If the real task is rearranging pages inside one PDF rather than producing separate files, reach for Organize instead. Organize reorders, rotates, duplicates, and removes pages within a single document, which is the better fit when you want to fix page order or drop a blank sheet without breaking the file into parts. Choose Split when the outcome is more than one document, and Organize when the outcome is one better-arranged document.
- Split: turn one PDF into several documents or extract a range.
- Merge: the inverse, combining several PDFs into one.
- Organize: reorder, rotate, duplicate, or remove pages within one file.
Split for the outcome, and keep the original whole
The cleanest way to trust a split is to name the outcome first — one extracted range, or several per-recipient files — then enter ranges that match it and open every result before sharing. Split never alters the packet you uploaded, so you can experiment freely: if a division goes too far, Merge puts the pieces back, and if you only needed to reorder pages, Organize handles that inside a single file.

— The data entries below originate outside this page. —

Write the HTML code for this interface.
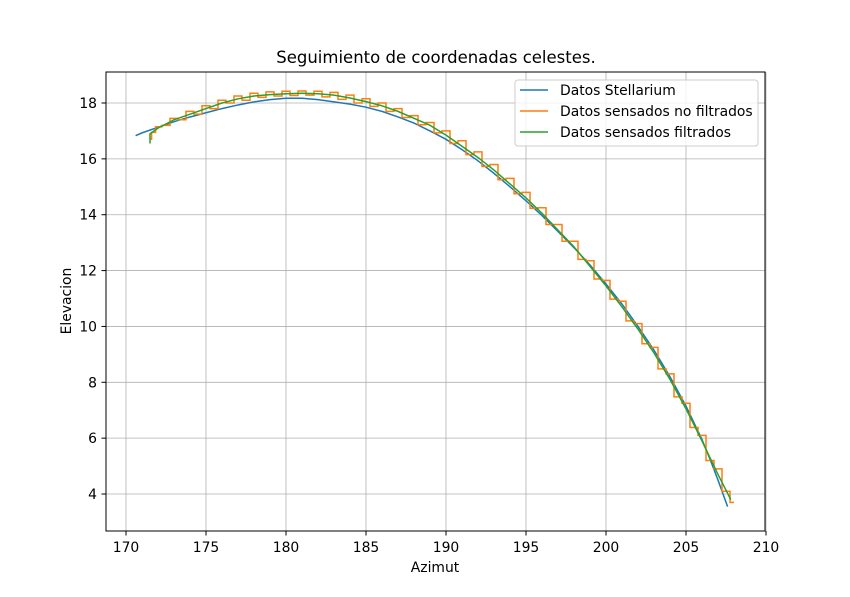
<!DOCTYPE html>
<html><head><meta charset="utf-8"><style>
html,body{margin:0;padding:0;background:#fff;}
svg{display:block;font-family:"DejaVu Sans","Liberation Sans",sans-serif;}
</style></head><body>
<svg id="chart" width="850" height="597" viewBox="0 0 850 597">
<rect width="850" height="597" fill="#fff"/>
<text x="436" y="63" text-anchor="middle" font-size="16.5">Seguimiento de coordenadas celestes.</text>
<g id="grid"></g><g id="series"></g>
<rect x="106" y="72" width="659" height="459" fill="none" stroke="#000" stroke-width="1"/>
<g id="ticks"></g>
<text x="435" y="572" text-anchor="middle" font-size="13.9">Azimut</text>
<text transform="translate(71,301) rotate(-90)" text-anchor="middle" font-size="13.9">Elevacion</text>
<g>
<rect x="515" y="80" width="243" height="66" rx="3" fill="#fff" fill-opacity="0.8" stroke="#ccc"/>
<line x1="520" y1="90" x2="548" y2="90" stroke="#1f77b4" stroke-width="1.5"/>
<text x="560" y="95" font-size="13.9">Datos Stellarium</text>
<line x1="520" y1="111" x2="548" y2="111" stroke="#ff7f0e" stroke-width="1.5"/>
<text x="560" y="116" font-size="13.9">Datos sensados no filtrados</text>
<line x1="520" y1="132" x2="548" y2="132" stroke="#2ca02c" stroke-width="1.5"/>
<text x="560" y="137" font-size="13.9">Datos sensados filtrados</text>
</g>
</svg>
<script>
const xTicks=[170,175,180,185,190,195,200,205,210];
const yTicks=[4,6,8,10,12,14,16,18];
const stellX=[170.6,171,172,173,174,175,176,177,178,179,180,181,182,183,184,185,186,187,188,189,190,191,192,193,194,195,196,197,198,199,200,201,202,203,204,205,206,206.5,207,207.6];
const stellY=[16.83,16.93,17.13,17.33,17.5,17.65,17.8,17.93,18.04,18.12,18.17,18.17,18.12,18.04,17.96,17.85,17.7,17.5,17.28,17.0,16.7,16.33,15.93,15.48,15.0,14.5,13.97,13.4,12.82,12.2,11.52,10.8,10.0,9.15,8.2,7.15,5.95,5.25,4.5,3.55];
const rawX=[171.5,171.7,172,172.5,173,173.5,174,174.5,175,175.5,176,176.5,177,177.5,178,178.5,179,179.5,180,180.5,181,181.5,182,182.5,183,183.5,184,184.5,185,185.5,186,186.5,187,187.5,188,188.5,189,189.5,190,190.5,191,191.5,192,192.5,193,193.5,194,194.5,195,195.5,196,196.5,197,197.5,198,198.5,199,199.5,200,200.5,201,201.5,202,202.5,203,203.5,204,204.5,205,205.5,206,206.5,207,207.5,208];
const rawY=[16.7,16.95,17.15,17.2,17.45,17.4,17.7,17.6,17.9,17.8,18.1,18.0,18.25,18.1,18.35,18.2,18.4,18.25,18.42,18.27,18.43,18.28,18.42,18.22,18.38,18.13,18.28,18.0,18.15,17.88,18.0,17.7,17.8,17.48,17.55,17.22,17.3,16.93,17.0,16.55,16.65,16.15,16.25,15.73,15.8,15.25,15.3,14.75,14.8,14.23,14.25,13.65,13.65,13.05,13.05,12.4,12.35,11.7,11.65,10.98,10.9,10.2,10.1,9.38,9.25,8.48,8.3,7.48,7.25,6.38,6.1,5.2,4.9,4.1,3.7];
const filtX=[171.5,171.5,172,173,174,175,176,177,178,179,180,181,182,183,184,185,186,187,188,189,190,191,192,193,194,195,196,197,198,199,200,201,202,203,204,205,206,207,207.8];
const filtY=[16.55,16.9,17.1,17.4,17.6,17.8,18.0,18.15,18.25,18.3,18.33,18.35,18.33,18.28,18.18,18.05,17.9,17.7,17.45,17.2,16.85,16.45,16.05,15.6,15.1,14.6,14.05,13.45,12.85,12.15,11.45,10.7,9.9,9.05,8.1,7.05,5.9,4.7,3.8];
const X=v=>126+(v-170)*16, Y=v=>103+(18-v)*27.93;
const NS='http://www.w3.org/2000/svg';
function mk(t,a,p){const e=document.createElementNS(NS,t);for(const k in a)e.setAttribute(k,a[k]);p.appendChild(e);return e;}
const grid=document.getElementById('grid'),ticks=document.getElementById('ticks'),ser=document.getElementById('series');
xTicks.forEach(t=>{const x=X(t);
const g=mk('line',{x1:x,x2:x,y1:72,y2:531,stroke:'#b0b0b0','stroke-width':0.8},grid);


mk('line',{x1:x,x2:x,y1:531,y2:535.5,stroke:'#000'},ticks);
const l=mk('text',{x:x,y:552,'text-anchor':'middle','font-size':13.9},ticks);l.textContent=t;

});
yTicks.forEach(t=>{const y=Y(t);
const g=mk('line',{x1:106,x2:765,y1:y,y2:y,stroke:'#b0b0b0','stroke-width':0.8},grid);


mk('line',{x1:101.5,x2:106,y1:y,y2:y,stroke:'#000'},ticks);
const l=mk('text',{x:97,y:y+5,'text-anchor':'end','font-size':13.9},ticks);l.textContent=t;

});
function poly(xs,ys,step){let d='';for(let i=0;i<xs.length;i++){if(i===0)d='M'+X(xs[0])+','+Y(ys[0]);else if(step){const m=(X(xs[i-1])+X(xs[i]))/2;d+=' H'+m+' V'+Y(ys[i])+' H'+X(xs[i]);}else d+=' L'+X(xs[i])+','+Y(ys[i]);}return d;}
const p1=mk('path',{d:poly(stellX,stellY,false),fill:'none',stroke:'#1f77b4','stroke-width':1.5},ser);


const p2=mk('path',{d:poly(rawX,rawY,true),fill:'none',stroke:'#ff7f0e','stroke-width':1.5},ser);


const p3=mk('path',{d:poly(filtX,filtY,false),fill:'none',stroke:'#2ca02c','stroke-width':1.5},ser);


</script>
</body></html>
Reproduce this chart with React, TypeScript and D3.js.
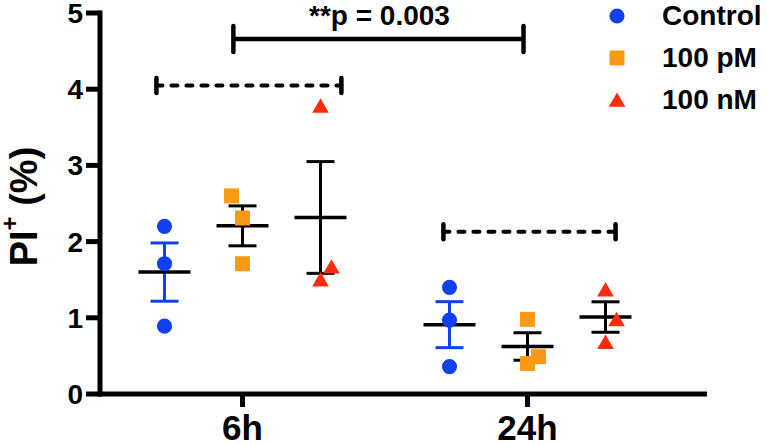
import React from 'react';
import * as d3 from 'd3';

const times = ['6h', '24h'];
const treatments = ['Control', '100 pM', '100 nM'];
const treatmentColors = ['#1040f0', '#fb9a14', '#fc2c0c'];
const yTicks = [0, 1, 2, 3, 4, 5];

// replicate readings, one inner array per time point
const valuesControl = [[2.20, 1.71, 0.89], [1.40, 0.97, 0.36]];
const valuesPM = [[2.60, 2.31, 1.71], [0.98, 0.40, 0.49]];
const valuesNM = [[3.78, 1.67, 1.50], [1.37, 0.98, 0.68]];

// side-by-side nudge of overlapping symbols (in symbol widths)
const jitterControl = [[0, 0, 0], [0, 0, 0]];
const jitterPM = [[-1, 0, 0], [0, 0, 1]];
const jitterNM = [[0, 1, 0], [0, 1, 0]];

// comparison brackets, x in time-index units, y in PI+ %
const bracketFrom = [-0.302, 0.705, -0.032];
const bracketTo = [0.347, 1.309, 0.986];
const bracketY = [4.05, 2.13, 4.66];
const bracketDashed = [true, true, false];
const bracketLabel = ['', '', '**p = 0.003'];

const FONT = '"Liberation Sans", Arial, Helvetica, sans-serif';
const WIDTH = 767, HEIGHT = 445;

const symbolTypes = [d3.symbolCircle, d3.symbolSquare, d3.symbolTriangle];
const symbolSizes = [180, 225, 120];

export default function App() {
    const y = d3.scaleLinear().domain([0, 5]).range([394, 13]);
    const x = d3.scaleLinear().domain([-0.5, 1.5]).range([100, 670]);
    const dx = d3.scalePoint<string>().domain(treatments).range([-78, 78]);
    const xAxisEnd = 1.63;

    const allValues = [valuesControl, valuesPM, valuesNM];
    const allJitter = [jitterControl, jitterPM, jitterNM];

    const groups = times.flatMap((t, ti) => treatments.map((tr, ki) => {
        const vals = allValues[ki][ti];
        const mean = d3.mean(vals) as number;
        const sem = (d3.deviation(vals) as number) / Math.sqrt(vals.length);
        return { t, ti, tr, ki, vals, jit: allJitter[ki][ti], mean, sem, cx: x(ti) + (dx(tr) as number) };
    }));

    const sym = (k: number) => d3.symbol().type(symbolTypes[k]).size(symbolSizes[k])() as string;

    return (
        <svg width={WIDTH} height={HEIGHT} style={{ position: 'absolute', left: 0, top: 0, background: '#fff' }}
            fontFamily={FONT} fontWeight='bold'>
            {/* y axis */}
            <line x1={x(-0.5)} x2={x(-0.5)} y1={y(5) - 2.5} y2={y(0) + 2.5} stroke='#000' strokeWidth={5} />
            {yTicks.map(v => (
                <g key={`yt-${v}`}>
                    <line x1={x(-0.5) - 14} x2={x(-0.5)} y1={y(v)} y2={y(v)} stroke='#000' strokeWidth={5} />
                    <text x={x(-0.5) - 17} y={y(v) + 10} textAnchor='end' fontSize={28}>{v}</text>
                </g>
            ))}
            <text transform={`translate(37,${(y(0) + y(5)) / 2 + 3}) rotate(-90)`} textAnchor='middle' fontSize={38}>
                PI<tspan dy={-19} fontSize={24}>+</tspan><tspan dy={19}> (%)</tspan>
            </text>

            {/* x axis */}
            <line x1={x(-0.5) - 2.5} x2={x(xAxisEnd)} y1={y(0)} y2={y(0)} stroke='#000' strokeWidth={5} />
            {times.map((t, i) => (
                <g key={`xt-${t}`}>
                    <line x1={x(i)} x2={x(i)} y1={y(0)} y2={y(0) + 13} stroke='#000' strokeWidth={5} />
                    <text x={x(i)} y={440} textAnchor='middle' fontSize={35}>{t}</text>
                </g>
            ))}

            {/* error bars and means */}
            {groups.map(g => {
                const c = g.ki === 0 ? treatmentColors[0] : '#000';
                return (
                    <g key={`eb-${g.t}-${g.tr}`}>
                        <line x1={g.cx} x2={g.cx} y1={y(g.mean + g.sem)} y2={y(g.mean - g.sem)} stroke={c} strokeWidth={3} />
                        <line x1={g.cx - 14} x2={g.cx + 14} y1={y(g.mean + g.sem)} y2={y(g.mean + g.sem)} stroke={c} strokeWidth={3} />
                        <line x1={g.cx - 14} x2={g.cx + 14} y1={y(g.mean - g.sem)} y2={y(g.mean - g.sem)} stroke={c} strokeWidth={3} />
                        <line x1={g.cx - 26} x2={g.cx + 26} y1={y(g.mean)} y2={y(g.mean)} stroke='#000' strokeWidth={3.5} />
                    </g>
                );
            })}

            {/* replicate points */}
            {groups.map(g => g.vals.map((v, i) => (
                <path key={`pt-${g.t}-${g.tr}-${i}`} d={sym(g.ki)} fill={treatmentColors[g.ki]}
                    transform={`translate(${g.cx + g.jit[i] * 11},${y(v) + (g.ki === 2 ? 2 : 0)})`} />
            )))}

            {/* brackets */}
            {bracketY.map((b, i) => {
                const x1 = x(bracketFrom[i]), x2 = x(bracketTo[i]), yy = y(b);
                const capH = bracketDashed[i] ? 7.5 : 13;
                return (
                    <g key={`br-${i}`}>
                        <line x1={x1} x2={x2} y1={yy} y2={yy} stroke='#000' strokeWidth={bracketDashed[i] ? 4 : 4.5}
                            strokeDasharray={bracketDashed[i] ? '6 9' : undefined} strokeLinecap={bracketDashed[i] ? 'round' : 'butt'} />
                        <line x1={x1} x2={x1} y1={yy - capH} y2={yy + capH} stroke='#000' strokeWidth={4.5} strokeLinecap='round' />
                        <line x1={x2} x2={x2} y1={yy - capH} y2={yy + capH} stroke='#000' strokeWidth={4.5} strokeLinecap='round' />
                        {bracketLabel[i] && (
                            <text x={(x1 + x2) / 2 + 1} y={yy - 14} textAnchor='middle' fontSize={28}>{bracketLabel[i]}</text>
                        )}
                    </g>
                );
            })}

            {/* legend */}
            {treatments.map((tr, k) => (
                <g key={`lg-${tr}`} transform={`translate(617,${16 + k * 42})`}>
                    <path d={sym(k)} fill={treatmentColors[k]} transform={`translate(0,${k === 2 ? 2 : 0})`} />
                    <text x={45} y={9} fontSize={28}>{tr}</text>
                </g>
            ))}
        </svg>
    );
}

Frequently asked questions
Quick answers to common questions about this topic.
How do I extract specific pages from a PDF?
Open the Split tool at pdf.novusstreamsolutions.com/tools, upload the PDF, and enter the page range you want — for example pages 4 to 7. Split produces a new file containing only those pages and leaves the original packet untouched.
What is the difference between Split and Organize?
Split turns one PDF into separate documents or pulls a page range out into its own file. Organize rearranges pages inside a single PDF — reorder, rotate, duplicate, or remove them — without producing multiple files. Use Split when you want more than one document, and Organize when you want one better-arranged document.
Does splitting change or delete my original PDF?
No. Split works from a copy in the browser and hands you new files built from the ranges you chose. The packet you uploaded is never modified or replaced, so keep it as your source and download the split results separately.
Can I split a scanned PDF into separate forms?
Yes, as long as you know which page numbers each form occupies. Split divides the packet along the page boundaries you enter. It does not read the text on scanned pages, so it cannot find the form edges for you — you select the ranges, and it carves the file accordingly.